Yemenis in Egypt face the same problem. Abeer al-Sulaihi is one of those trapped.

     I've now lost a lot of money because of being forced to stay in Jordan.
Ali al-Awdi

"My parents live here in Egypt," Sulaihi told al-Araby al-Jadeed. "They asked me to transfer some money to them to cover their living costs but I couldn't because transfers are not allowed."

Instead, Sulaihi's parents have had to borrow money from other relatives in Saudi Arabia.

Outside of the Arab world, Maher al-Qazhi, a Yemeni student, is waiting to return home on holiday from India. "Hundreds of Yemenis living in India haven't been able to come back," al-Qazhi said.

The Yemeni head of expatriate affairs in Egypt and North Africa, Ibrahim al-Jahmi, said his government was working to resolve the issue.

"We have formed a committee to find a solution with international organisations to provide safe and appropriate means to bring Yemenis back home," Jahmi said.
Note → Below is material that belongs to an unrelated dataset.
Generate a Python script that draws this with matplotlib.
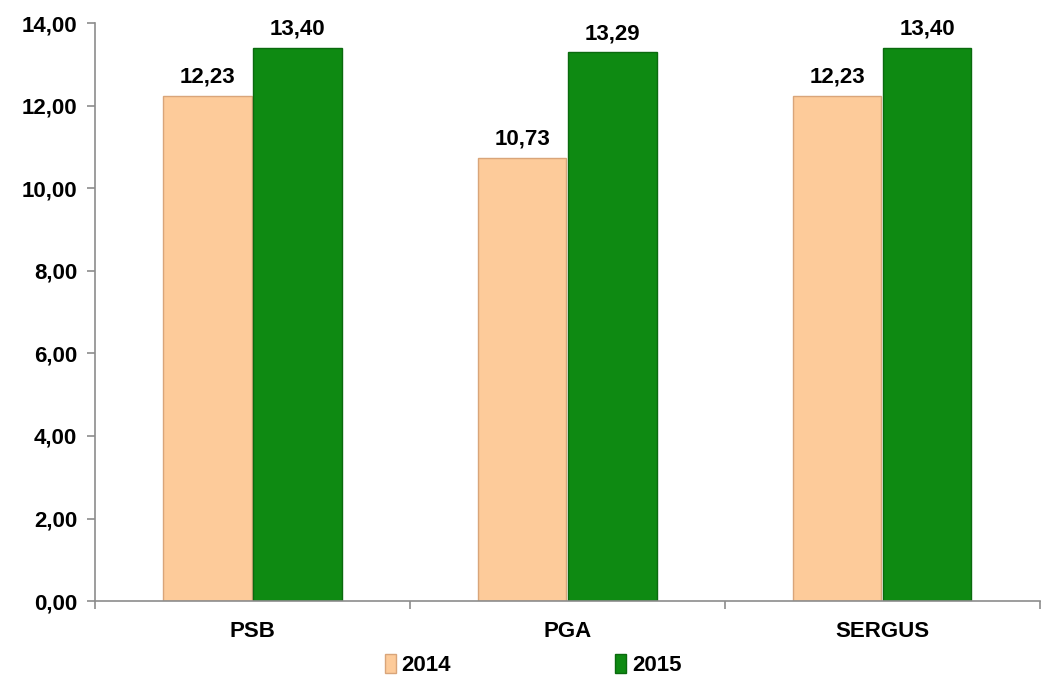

"There are no accurate figures of the number of Yemenis stuck in airports and foreign countries," Jahmi added, before saying that he believed there to be about 2,000 people stuck in Egypt, as well as 250 Yemenis on a plane travelling from Egypt to Yemen forced to land in Djibouti because of the ongoing fighting.

The closure of sea and air ports in Yemen has also affected foreigners inside Yemen who want to leave to escape the fighting.

200 UN workers have been able to leave for Djibouti, but many others are trapped.